Self-Supervised Transformer Architecture for Change Detection in Radio Access Networks
This work addresses the challenge of monitoring frequent and heterogeneous changes in telecommunications networks for network operators, which is crucial for optimizing performance, especially with the adoption of 5G/6G networks.
The paper tackles the problem of detecting changes in Radio Access Networks (RANs) by proposing a self-supervised learning framework that leverages self-attention and self-distillation, achieving a 4% improvement over state-of-the-art methods on a real-world dataset with about 100,000 time series.

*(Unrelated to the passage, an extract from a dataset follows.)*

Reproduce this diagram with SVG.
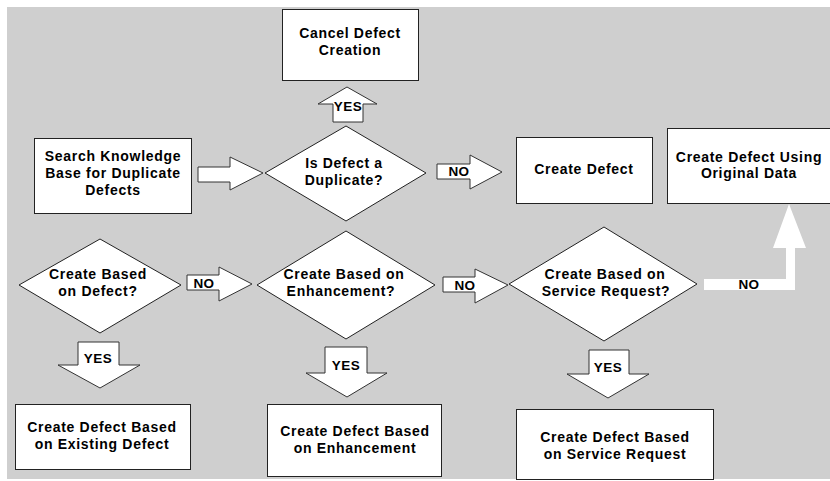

Radio Access Networks (RANs) for telecommunications represent large agglomerations of interconnected hardware consisting of hundreds of thousands of transmitting devices (cells). Such networks undergo frequent and often heterogeneous changes caused by network operators, who are seeking to tune their system parameters for optimal performance. The effects of such changes are challenging to predict and will become even more so with the adoption of 5G/6G networks. Therefore, RAN monitoring is vital for network operators. We propose a self-supervised learning framework that leverages self-attention and self-distillation for this task. It works by detecting changes in Performance Measurement data, a collection of time-varying metrics which reflect a set of diverse measurements of the network performance at the cell level. Experimental results show that our approach outperforms the state of the art by 4% on a real-world based dataset consisting of about hundred thousands timeseries. It also has the merits of being scalable and generalizable. This allows it to provide deep insight into the specifics of mode of operation changes while relying minimally on expert knowledge.